**** Source material

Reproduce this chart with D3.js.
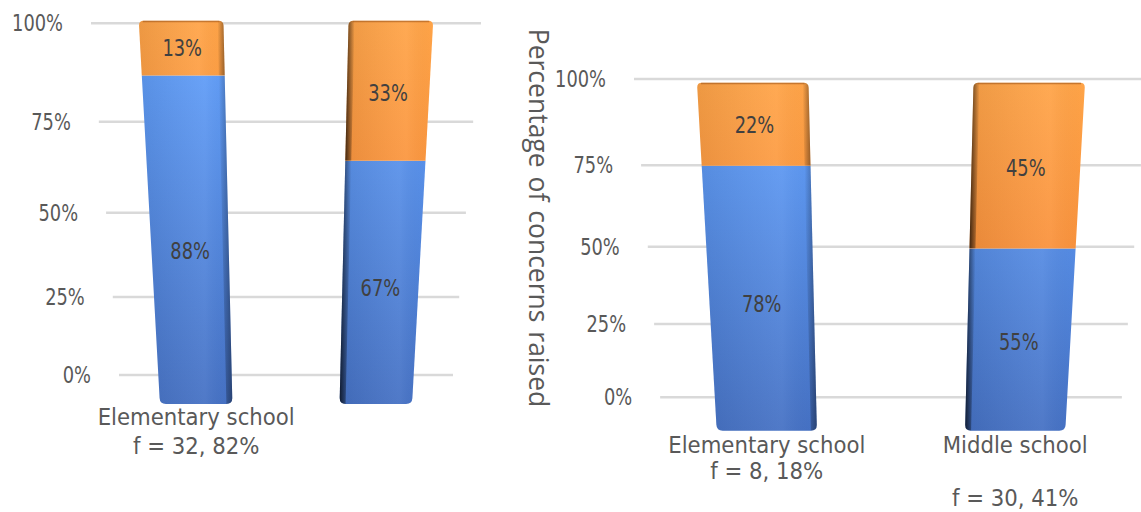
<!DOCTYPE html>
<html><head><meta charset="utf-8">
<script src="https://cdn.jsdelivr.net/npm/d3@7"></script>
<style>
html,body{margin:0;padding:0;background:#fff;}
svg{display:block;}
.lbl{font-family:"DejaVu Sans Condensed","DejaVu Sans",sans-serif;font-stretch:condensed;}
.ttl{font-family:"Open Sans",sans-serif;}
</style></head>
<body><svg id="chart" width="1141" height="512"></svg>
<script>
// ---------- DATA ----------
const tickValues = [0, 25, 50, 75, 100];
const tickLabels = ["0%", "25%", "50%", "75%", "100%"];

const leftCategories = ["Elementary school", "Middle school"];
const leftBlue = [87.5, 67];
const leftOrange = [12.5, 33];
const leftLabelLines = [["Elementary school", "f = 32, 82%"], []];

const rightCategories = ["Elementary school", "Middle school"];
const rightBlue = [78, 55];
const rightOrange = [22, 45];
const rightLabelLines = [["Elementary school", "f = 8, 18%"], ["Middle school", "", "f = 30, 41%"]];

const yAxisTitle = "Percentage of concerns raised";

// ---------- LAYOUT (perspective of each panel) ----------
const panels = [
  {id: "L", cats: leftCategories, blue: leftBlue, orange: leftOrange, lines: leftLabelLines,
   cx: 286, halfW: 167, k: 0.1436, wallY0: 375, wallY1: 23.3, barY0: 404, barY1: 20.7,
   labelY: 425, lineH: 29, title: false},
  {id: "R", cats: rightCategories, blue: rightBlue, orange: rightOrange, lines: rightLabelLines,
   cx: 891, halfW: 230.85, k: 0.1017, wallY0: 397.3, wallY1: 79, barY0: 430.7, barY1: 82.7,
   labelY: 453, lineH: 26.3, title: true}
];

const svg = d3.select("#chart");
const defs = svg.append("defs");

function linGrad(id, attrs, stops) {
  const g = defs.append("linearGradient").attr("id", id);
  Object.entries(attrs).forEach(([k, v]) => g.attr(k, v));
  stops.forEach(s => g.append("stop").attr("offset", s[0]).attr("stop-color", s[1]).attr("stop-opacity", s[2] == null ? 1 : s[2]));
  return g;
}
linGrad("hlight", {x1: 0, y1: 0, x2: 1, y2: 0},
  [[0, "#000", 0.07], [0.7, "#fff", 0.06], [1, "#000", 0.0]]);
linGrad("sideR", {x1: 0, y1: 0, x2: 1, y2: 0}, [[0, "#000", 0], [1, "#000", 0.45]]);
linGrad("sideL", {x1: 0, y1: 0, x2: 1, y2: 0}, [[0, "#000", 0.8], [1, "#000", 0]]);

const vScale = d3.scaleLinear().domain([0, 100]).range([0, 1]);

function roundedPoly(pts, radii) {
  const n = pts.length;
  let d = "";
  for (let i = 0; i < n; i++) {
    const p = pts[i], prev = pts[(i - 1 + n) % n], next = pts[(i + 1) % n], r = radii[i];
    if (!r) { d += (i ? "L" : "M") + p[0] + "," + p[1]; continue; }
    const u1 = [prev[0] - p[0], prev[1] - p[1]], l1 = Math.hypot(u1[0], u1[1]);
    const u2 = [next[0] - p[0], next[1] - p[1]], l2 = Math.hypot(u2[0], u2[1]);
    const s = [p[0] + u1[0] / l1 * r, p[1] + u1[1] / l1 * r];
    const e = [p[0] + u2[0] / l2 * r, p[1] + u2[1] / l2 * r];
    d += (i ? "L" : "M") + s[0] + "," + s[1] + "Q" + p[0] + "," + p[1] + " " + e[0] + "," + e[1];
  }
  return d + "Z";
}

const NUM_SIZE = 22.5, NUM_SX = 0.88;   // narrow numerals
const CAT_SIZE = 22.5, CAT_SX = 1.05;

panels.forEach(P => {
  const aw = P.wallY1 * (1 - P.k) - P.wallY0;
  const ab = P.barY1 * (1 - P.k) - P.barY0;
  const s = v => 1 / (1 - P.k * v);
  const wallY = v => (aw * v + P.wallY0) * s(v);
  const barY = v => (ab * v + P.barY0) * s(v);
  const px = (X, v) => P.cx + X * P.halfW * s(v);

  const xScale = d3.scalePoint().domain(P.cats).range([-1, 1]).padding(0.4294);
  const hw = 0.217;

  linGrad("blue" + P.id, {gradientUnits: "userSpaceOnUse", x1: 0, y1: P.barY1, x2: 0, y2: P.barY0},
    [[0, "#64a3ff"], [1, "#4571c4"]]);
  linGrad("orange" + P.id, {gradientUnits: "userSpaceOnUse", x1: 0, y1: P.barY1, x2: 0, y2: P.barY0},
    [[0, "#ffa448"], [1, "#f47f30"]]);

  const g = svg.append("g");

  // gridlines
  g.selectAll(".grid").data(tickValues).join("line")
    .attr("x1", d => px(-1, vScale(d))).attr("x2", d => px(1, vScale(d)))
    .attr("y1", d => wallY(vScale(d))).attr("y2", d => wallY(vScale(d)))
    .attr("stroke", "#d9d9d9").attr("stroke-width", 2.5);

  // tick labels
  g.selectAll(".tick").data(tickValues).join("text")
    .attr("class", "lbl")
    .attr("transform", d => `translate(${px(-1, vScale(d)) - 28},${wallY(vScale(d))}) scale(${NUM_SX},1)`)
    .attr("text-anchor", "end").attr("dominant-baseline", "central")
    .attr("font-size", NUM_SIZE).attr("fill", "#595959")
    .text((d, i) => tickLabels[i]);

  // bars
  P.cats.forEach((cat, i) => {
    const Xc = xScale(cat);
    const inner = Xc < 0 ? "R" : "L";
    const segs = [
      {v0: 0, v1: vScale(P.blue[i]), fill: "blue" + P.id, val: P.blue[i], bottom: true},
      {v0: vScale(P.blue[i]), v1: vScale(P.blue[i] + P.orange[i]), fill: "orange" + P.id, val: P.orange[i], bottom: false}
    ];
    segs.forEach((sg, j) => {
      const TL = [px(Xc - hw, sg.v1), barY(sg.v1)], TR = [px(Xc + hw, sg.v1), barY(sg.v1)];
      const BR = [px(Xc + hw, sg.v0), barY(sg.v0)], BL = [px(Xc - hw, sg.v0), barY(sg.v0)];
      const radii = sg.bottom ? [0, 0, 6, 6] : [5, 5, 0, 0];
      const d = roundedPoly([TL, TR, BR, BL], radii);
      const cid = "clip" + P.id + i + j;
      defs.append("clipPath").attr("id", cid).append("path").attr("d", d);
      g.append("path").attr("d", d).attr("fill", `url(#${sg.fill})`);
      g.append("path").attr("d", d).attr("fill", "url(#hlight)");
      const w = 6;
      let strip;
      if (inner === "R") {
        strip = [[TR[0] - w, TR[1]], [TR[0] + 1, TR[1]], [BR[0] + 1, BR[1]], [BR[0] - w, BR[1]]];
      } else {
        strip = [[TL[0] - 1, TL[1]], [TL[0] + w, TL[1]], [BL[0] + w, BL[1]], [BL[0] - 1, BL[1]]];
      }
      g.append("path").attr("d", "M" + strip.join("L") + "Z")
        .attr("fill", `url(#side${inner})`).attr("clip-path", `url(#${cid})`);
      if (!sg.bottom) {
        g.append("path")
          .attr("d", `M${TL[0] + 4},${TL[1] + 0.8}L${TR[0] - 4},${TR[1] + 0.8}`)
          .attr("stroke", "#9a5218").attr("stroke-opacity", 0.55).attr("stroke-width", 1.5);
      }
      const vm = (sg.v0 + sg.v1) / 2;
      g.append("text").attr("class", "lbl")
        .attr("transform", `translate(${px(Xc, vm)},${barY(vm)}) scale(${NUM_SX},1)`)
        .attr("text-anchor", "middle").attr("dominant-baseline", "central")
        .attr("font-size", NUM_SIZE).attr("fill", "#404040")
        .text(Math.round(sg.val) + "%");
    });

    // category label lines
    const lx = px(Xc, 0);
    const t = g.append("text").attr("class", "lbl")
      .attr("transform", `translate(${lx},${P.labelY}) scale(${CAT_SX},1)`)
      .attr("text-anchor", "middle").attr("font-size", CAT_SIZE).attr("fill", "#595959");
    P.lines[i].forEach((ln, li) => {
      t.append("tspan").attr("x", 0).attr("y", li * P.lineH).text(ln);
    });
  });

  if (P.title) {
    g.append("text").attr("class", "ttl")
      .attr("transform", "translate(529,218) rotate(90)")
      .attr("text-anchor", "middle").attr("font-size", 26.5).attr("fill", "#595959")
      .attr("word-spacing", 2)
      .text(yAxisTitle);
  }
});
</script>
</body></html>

********

Written task =>
Only the number is required: the count of lines containing the word "chart".

Complete answer =>
3